I am so confused. This is not the Rina Kent I was looking for. 

Many years ago, I was playing pretentious and read tons of Albert Camus. Somewhere amongst his books, there was a quote, and I’m paraphrasing here, but it was that a writer only has one story, and they tell it over and over again. Keep in mind Camus was an anarchistic existentialist philosopher who was deeply obsessed with absurdism. 

But he has a point. Fiction writers are subconsciously motivated to resolve their psychological issues cathartically. They often do it through repeating themes or recreating situations that leave their characters to face similar deep-rooted trials. 

So, what I like about All The Lies is what I enjoyed about Royal Elite School because it is a reused thematic derivative of the earlier series.

Asher and Reina have a past that has Asher’s panties in a twist. But Reina is just waking from a coma; she has amnesia, she doesn’t want to be the person who does the crap the old Reina did. And Asher keeps trapping her to get her dirty-worked-up so he can leaver her hot-and-bothered. 

Asher (who reminds me of Xander) is introduced at the end of Twisted Kingdom as a fellow a-hole at Oxford with Aiden. He’s an arrogant American douchecanoe who rivals King in a debate. The taste we get in Twisted Kingdom of him suggests Asher’s a magnificent monster to fill our hearts with darkness, which is a cause for confusion because ATL-Asher is far from it. This book’s MC has returned home to punish someone who he calls his monstrous fiancee, who is an actual horrible human being, bulling everyone and somehow, at one point, pushed Asher’s delicate-hearted sister to kill herself.

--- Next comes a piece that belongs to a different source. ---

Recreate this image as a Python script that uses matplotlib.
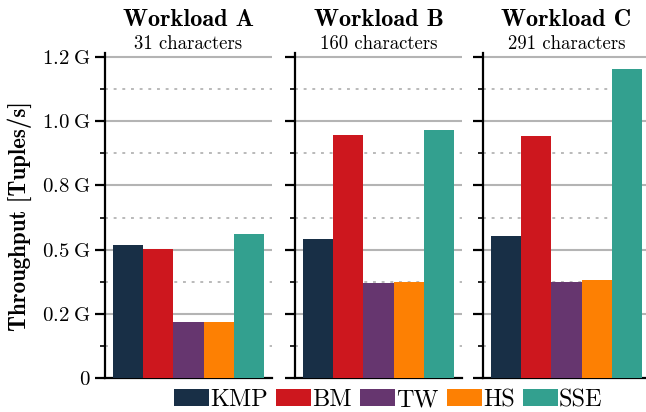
import numpy as np
import matplotlib
matplotlib.use('Agg')
import matplotlib.pyplot as plt
from matplotlib.ticker import FixedLocator, MultipleLocator

plt.rcParams['font.family'] = ['cmr10', 'DejaVu Serif']
plt.rcParams['mathtext.fontset'] = 'cm'
plt.rcParams['axes.unicode_minus'] = False

# throughput in G tuples/s
algos = ['KMP', 'BM', 'TW', 'HS', 'SSE']
colors = ['#182f46', '#cd171e', '#66366f', '#fd8003', '#33a08f']
workloads = ['Workload A', 'Workload B', 'Workload C']
lengths = ['31 characters', '160 characters', '291 characters']
tput_a = [0.518, 0.503, 0.219, 0.219, 0.561]
tput_b = [0.542, 0.946, 0.372, 0.376, 0.966]
tput_c = [0.553, 0.942, 0.376, 0.382, 1.203]
yticks = [0, 0.25, 0.5, 0.75, 1.0, 1.25]
ytick_labels = ['$0$', r'$0.2\;\mathrm{G}$', r'$0.5\;\mathrm{G}$',
                r'$0.8\;\mathrm{G}$', r'$1.0\;\mathrm{G}$', r'$1.2\;\mathrm{G}$']

W, H = 646, 412
fig = plt.figure(figsize=(W / 100, H / 100), dpi=100)

lefts = [105, 295, 483]
axw = 167
y0 = 378.4
axh = 325.4

x = np.arange(len(algos))
bars = None
for i, vals in enumerate([tput_a, tput_b, tput_c]):
    ax = fig.add_axes([lefts[i] / W, (H - y0) / H, axw / W, axh / H])
    b = ax.bar(x, vals, width=1.0, color=colors, zorder=3)
    if bars is None:
        bars = b
    ax.set_xlim(-0.765, 4.765)
    ax.set_ylim(0, 1.265)
    ax.yaxis.set_major_locator(FixedLocator(yticks))
    ax.yaxis.set_minor_locator(MultipleLocator(0.125))
    if i == 0:
        ax.set_yticklabels(ytick_labels, fontsize=15)
    else:
        ax.set_yticklabels([])
    ax.set_xticks([])
    ax.tick_params(axis='y', which='major', length=7.5, width=1.6, pad=3)
    ax.tick_params(axis='y', which='minor', length=3.8, width=1.2)
    ax.grid(axis='y', which='major', color='#b4b4b4', linewidth=1.5, zorder=0)
    ax.grid(axis='y', which='minor', color='#b4b4b4', linewidth=1.3,
            linestyle=(0, (1.6, 3.2)), zorder=0)
    for s in ['top', 'right']:
        ax.spines[s].set_visible(False)
    ax.spines['left'].set_linewidth(1.6)
    ax.spines['bottom'].set_linewidth(1.6)
    ax.text(0.5, (y0 - 26) / axh, workloads[i], transform=ax.transAxes,
            ha='center', va='baseline', fontfamily='cmb10', fontsize=17.5)
    ax.text(0.5, (y0 - 49.3) / axh, lengths[i], transform=ax.transAxes,
            ha='center', va='baseline', fontsize=13.5)

fig.text(20 / W, (H - 216.5) / H, 'Throughput [Tuples/s]', rotation=90,
         ha='center', va='center', fontfamily='cmb10', fontsize=16.5)

fig.legend(handles=list(bars.patches), labels=algos, ncol=5, frameon=False,
           loc='center', bbox_to_anchor=(388.5 / W, 12 / H), fontsize=17.5,
           handlelength=1.44, handleheight=0.70, handletextpad=0.05,
           columnspacing=0.33, borderpad=0, borderaxespad=0)

fig.savefig('out.png', dpi=100)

But this is not the Asher I was looking for.

A lot of this book is nonsense. It does not compute because it reads as a younger culture. Blackwood College’s social hierarchy feels like high school, not advanced education. The cheerleaders are varsity level mean girls, not university athletes, or sorority be-otches. The fully kitted spirit-leaders stalking about as a feral pack isn’t university behavior. I say that having gone to a Big Ten school. The culture is all off. But then I love Reina with Lucy and Naomi because that is what you fight a mean girl with, a posse.

Reina (who reminds me of Kim) was a horrible monster in her pre-accident life. There are two different Reina’s, one who is literally ‘woke.’ But we’ve seen this before. Twice in Ella and Ethan. Sometimes people are someone different before an accident than they are after the coma. 

No more comas. 

More complicating than the similarities between Aiden and Asher and Reina and Ella are that Asher and Reina remind me of Xander and Kimberly. This resemblance brings me to the aching fear that Black Knight will share some terrible echo of this story. I will be looking at Xan and Kim’s story, and the crux will be that the betrayal is one more incident where the guy is psychotically angry about something the chick can’t even remember doing.

The conflict between AshIna is as convoluted as XanBerly. 

Rina doesn’t usually have this many flaws in one of her books. The research and portrayal of events are not indicative of a real understanding of the topic at an experience level nor as effective at advancing the plot as they did in the Royal Elite School Series.

Yet three stars? I know, but I much enjoy the push/pull relationships Rina writes. I love the steam in her sexy scenes. And I overall enjoy her characters. Lucy is so damn cute. I want to eat her right up: nom, nom. nom. 

I voluntarily reviewed a complimentary advance copy of this book.



About Rina Kent:

Rina Kent in an English author who’s constantly parading between France and North Africa due to her studies and her husband’s demanding job.
When she’s not packing suitcases or hopping from one plane to the other, she’s busy whipping her characters to shape. 

Since a young age, Rina has been obsessed with storytelling and flawed, edgy characters. Her heroes are often killers and anti-heroes and her books are always sprinkled with darkness, angst, violence, and lots of heat.